Nella vita professionale di Alaïa le donne sono sempre state al centro delle sue ispirazioni e così si è circondato di molte ispirazioni celebri, come Grace Jones e Greta Garbo, per la quale creò cappotti, vestiti e mantelli. Tutti capi che lo stilista riacquistò all’asta dopo la morte dell’attrice e che fanno parte del suo archivio.
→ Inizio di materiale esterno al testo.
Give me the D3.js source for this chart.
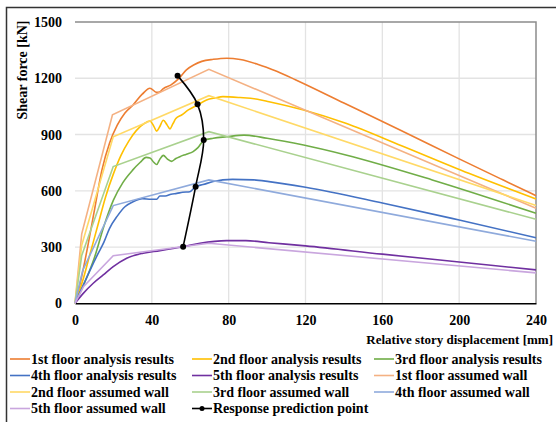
<!DOCTYPE html>
<html>
<head>
<meta charset="utf-8">
<script src="https://cdn.jsdelivr.net/npm/d3@7"></script>
<style>
body{margin:0;background:#fff;}
svg text{font-family:"Liberation Serif","Times New Roman","DejaVu Serif",serif !important;font-weight:bold;fill:#000;}
</style>
</head>
<body>
<div id="chart"></div>
<script>
// tick labels
var xTicks = [0, 40, 80, 120, 160, 200, 240];
var yTicks = [0, 300, 600, 900, 1200, 1500];

// analysis results [displacement mm, shear kN]
var floor1Analysis = [[0,0],[3,120],[6,270],[10,490],[14,710],[18,855],[22,950],[26,1015],[30,1055],[35,1115],[39,1147],[42.5,1125],[44,1127],[46,1145],[50,1165],[54,1198],[58,1245],[62,1272],[66,1290],[72,1301],[79,1307],[86,1300],[95,1275],[105,1237],[115,1191],[140,1068],[170,920],[200,770],[223,657],[240,574]];
var floor2Analysis = [[0,0],[4,120],[8,270],[12,420],[16,570],[20,690],[24,790],[28,865],[32,922],[36,958],[39,972],[41,945],[42.5,918],[44,940],[46,976],[48,950],[49.4,930],[51,958],[52.5,985],[55.5,1004],[59,1031],[63.8,1058],[68.5,1084],[73,1095],[77,1102],[86,1097],[95,1088],[101,1075],[119,1031],[141,960],[170,840],[205,693],[240,556]];
var floor3Analysis = [[0,0],[5,110],[10,240],[15,410],[20,550],[25,645],[30,710],[34,752],[37,778],[39,775],[41,752],[42.5,740],[44,765],[46,789],[48,770],[50.3,757],[52.5,772],[54.6,782],[58,795],[61.5,809],[64,830],[67,868],[72,880],[79,888],[88,897],[100,880],[119,844],[141,791],[186,658],[240,480]];
var floor4Analysis = [[0,0],[4,90],[8,180],[12,265],[15,325],[18,400],[22,465],[26,515],[30,540],[35,558],[39.7,555],[42.5,555],[44.2,572],[47,572],[50,582],[53,586],[56,592],[59.8,595],[62.8,622],[66.7,633],[71.9,649],[82,661],[93,658],[101,649],[120,619],[160,535],[200,444],[240,350]];
var floor5Analysis = [[0,0],[4.3,53],[9.5,107],[14.7,151],[19.9,195],[26.9,240],[35.5,267],[44.2,281],[51,293],[56.3,302],[65,320],[79,334],[89,334],[101,323],[120,306],[160,262],[200,220],[240,178]];

// assumed walls
var floor1Wall = [[0,0],[3.5,370],[19.5,1005],[69.7,1248],[240,507]];
var floor2Wall = [[0,0],[3.5,310],[19.9,888],[69.7,1107],[240,522]];
var floor3Wall = [[0,0],[3.5,255],[19.9,729],[69.7,915],[240,448]];
var floor4Wall = [[0,0],[4,175],[19.9,521],[69.7,658],[240,331]];
var floor5Wall = [[0,0],[4.5,90],[19.9,254],[69.7,320],[240,162]];

// response prediction points
var responsePoints = [[53.4,1214],[63.8,1061],[67,871],[62.8,622],[56.3,302]];

var seriesNames = ["1st floor analysis results","2nd floor analysis results","3rd floor analysis results",
    "4th floor analysis results","5th floor analysis results","1st floor assumed wall",
    "2nd floor assumed wall","3rd floor assumed wall","4th floor assumed wall",
    "5th floor assumed wall","Response prediction point"];
var seriesColors = ["#ED7D31","#FFC000","#70AD47","#4472C4","#7030A0",
    "#F4B183","#FFD966","#A9D18E","#8FAADC","#C9A6DE","#000000"];

var width = 556, height = 422;
var svg = d3.select("#chart").append("svg")
    .attr("width", width)
    .attr("height", height);

// outer frame
svg.append("path")
    .attr("d", "M6.5," + height + "V7.5H" + width)
    .attr("fill", "none")
    .attr("stroke", "#333")
    .attr("stroke-width", 1.5);

var x = d3.scaleLinear().domain([0, 240]).range([75, 536]);
var y = d3.scaleLinear().domain([0, 1500]).range([303.3, 22]);

// grid
svg.append("g").selectAll("line")
    .data(yTicks.filter(function(d){ return d > 0 && d < 1500; }))
    .enter().append("line")
    .attr("x1", x(0)).attr("x2", x(240))
    .attr("y1", function(d){ return y(d); }).attr("y2", function(d){ return y(d); })
    .attr("stroke", "#E3E3E3").attr("stroke-width", 1.3);
svg.append("g").selectAll("line")
    .data(xTicks.filter(function(d){ return d > 0 && d < 240; }))
    .enter().append("line")
    .attr("y1", y(0)).attr("y2", y(1500))
    .attr("x1", function(d){ return x(d); }).attr("x2", function(d){ return x(d); })
    .attr("stroke", "#E3E3E3").attr("stroke-width", 1.3);

// top and right plot border
svg.append("path")
    .attr("d", "M" + x(0) + "," + y(1500) + "H" + x(240) + "V" + y(0))
    .attr("fill", "none").attr("stroke", "#8C8C8C").attr("stroke-width", 1.5);

// axes
var xAxis = d3.axisBottom(x).tickValues(xTicks).tickFormat(d3.format("d")).tickSize(0).tickPadding(12);
var gx = svg.append("g").attr("transform", "translate(0," + y(0) + ")").call(xAxis);
gx.attr("font-family", null).attr("font-size", null);
gx.select(".domain").attr("stroke", "#000").attr("stroke-width", 1.5);
gx.selectAll("text").style("font-size", "14px");

var yAxis = d3.axisLeft(y).tickValues(yTicks).tickFormat(d3.format("d")).tickSize(0).tickPadding(13);
var gy = svg.append("g").attr("transform", "translate(" + x(0) + ",0)").call(yAxis);
gy.attr("font-family", null).attr("font-size", null);
gy.select(".domain").remove();
gy.selectAll("text").style("font-size", "14px");

// titles
svg.append("text")
    .attr("transform", "translate(27,70) rotate(-90)")
    .attr("text-anchor", "middle")
    .style("font-size", "14px")
    .text("Shear force [kN]");
svg.append("text")
    .attr("x", 553).attr("y", 344)
    .attr("text-anchor", "end")
    .style("font-size", "13px")
    .text("Relative story displacement  [mm]");

var line = d3.line()
    .x(function(d){ return x(d[0]); })
    .y(function(d){ return y(d[1]); });

var analysis = [floor1Analysis, floor2Analysis, floor3Analysis, floor4Analysis, floor5Analysis];
var walls = [floor1Wall, floor2Wall, floor3Wall, floor4Wall, floor5Wall];

analysis.forEach(function(s, i){
    svg.append("path")
        .attr("d", line.curve(d3.curveMonotoneX)(s))
        .attr("fill", "none")
        .attr("stroke", seriesColors[i])
        .attr("stroke-width", 1.6);
});
walls.forEach(function(s, i){
    svg.append("path")
        .attr("d", line.curve(d3.curveLinear)(s))
        .attr("fill", "none")
        .attr("stroke", seriesColors[i + 5])
        .attr("stroke-width", 1.6);
});

// response prediction
svg.append("path")
    .attr("d", line.curve(d3.curveCatmullRom)(responsePoints))
    .attr("fill", "none")
    .attr("stroke", "#000")
    .attr("stroke-width", 1.6);
svg.append("g").selectAll("circle")
    .data(responsePoints)
    .enter().append("circle")
    .attr("cx", function(d){ return x(d[0]); })
    .attr("cy", function(d){ return y(d[1]); })
    .attr("r", 3)
    .attr("fill", "#000");

// legend
var colX = [10, 192, 374];
var rowY = [359, 375.5, 392, 408.5];
var leg = svg.append("g").selectAll("g")
    .data(seriesNames)
    .enter().append("g")
    .attr("transform", function(d, i){
        return "translate(" + colX[i % 3] + "," + rowY[Math.floor(i / 3)] + ")";
    });
leg.append("line")
    .attr("x1", 0).attr("x2", 20)
    .attr("stroke", function(d, i){ return seriesColors[i]; })
    .attr("stroke-width", 1.6);
leg.filter(function(d, i){ return i == 10; })
    .append("circle").attr("cx", 10).attr("r", 2.5).attr("fill", "#000");
leg.append("text")
    .attr("x", 21)
    .attr("dy", "0.35em")
    .style("font-size", "14px")
    .text(function(d){ return d; });
</script>
</body>
</html>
Dopo la morte della sorella negli anni Novanta, Azzedine Alaïa si ritirò per qualche tempo dal lavoro, ma ad aiutarlo a riprendersi fu la gallerista Carla Sozzani, che Alaïa racconta come una seconda sorella e che tutt’ora lo sostiene nel suo lavoro.

Ma nel 2000 Alaïa chiuse un accordo con il gruppo Prada, che acquisì in esclusiva le licenze del marchio Azzedine Alaïa. Dopo un paio di anni riprese a sfilare con l’Haute Couture riguadagnando il successo degli anni Ottanta, e nel 2007 – dopo aver riacquistato da Prada le licenze – chiuse un accordo con la società svizzera Richemont, che da allora non ha modificato lo stile del brand ma ha puntato ad un allargamento della clientela con l’apertura di nuove boutique e il lancio del primo profumo nel maggio scorso. Alaïa ultimamente si è adeguato ai ritmi del fashion system, ma nell’intervista citata a D di Repubblica ha detto: «Quando Jean-Paul Gaultier ha chiuso il suo prêt-à-porter, ho pensato: ha fatto bene. Come si possono sostenere i ritmi produttivi di oggi? È impossibile essere creativi facendo dieci, dodici collezioni l’anno. Mi fa anche impressione la trasformazione del designer: da stilista è diventato direttore creativo, praticamente una redattrice di moda evoluta che lavora per immagini, non per contenuti, e non c’è più alcuno studio sugli abiti. Forse, se si vuole di nuovo parlare di creatività e innovazione, bisogna tornare indietro. Ma non penso voglia farlo nessuno».

Alaïa ha un’identità molto forte e riconoscibile: lui stesso si veste quasi sempre di nero, indossando camicie che ricordano, nel taglio, gli abiti tradizionali tunisini. Simone Marchetti su D lo ha descritto così: « Piccolo di statura, occhi di fuoco: Azzedine è come un folletto nero. È timido e impulsivo ma, appena sa di poter aprire il libro dei ricordi, diventa un fiume in piena».
Ma sono ormai almeno trent’anni che la cosa più nota di lui è quella raccontata nella mostra romana, l’attenzione al corpo femminile, a come è fatto, a mostrarlo, anche in modi un tempo giudicati impudichi.

Per alcuni i suoi abiti superaderenti, scolpiti alla cintura e sul sedere rappresentano il peggio della nuova immagina della moda: uno scarto indietro verso i vestiti sexy e provocanti di certo inappropriati per la donna moderna. Alaia risponde con filosofia: «Dipende da chi li indossa».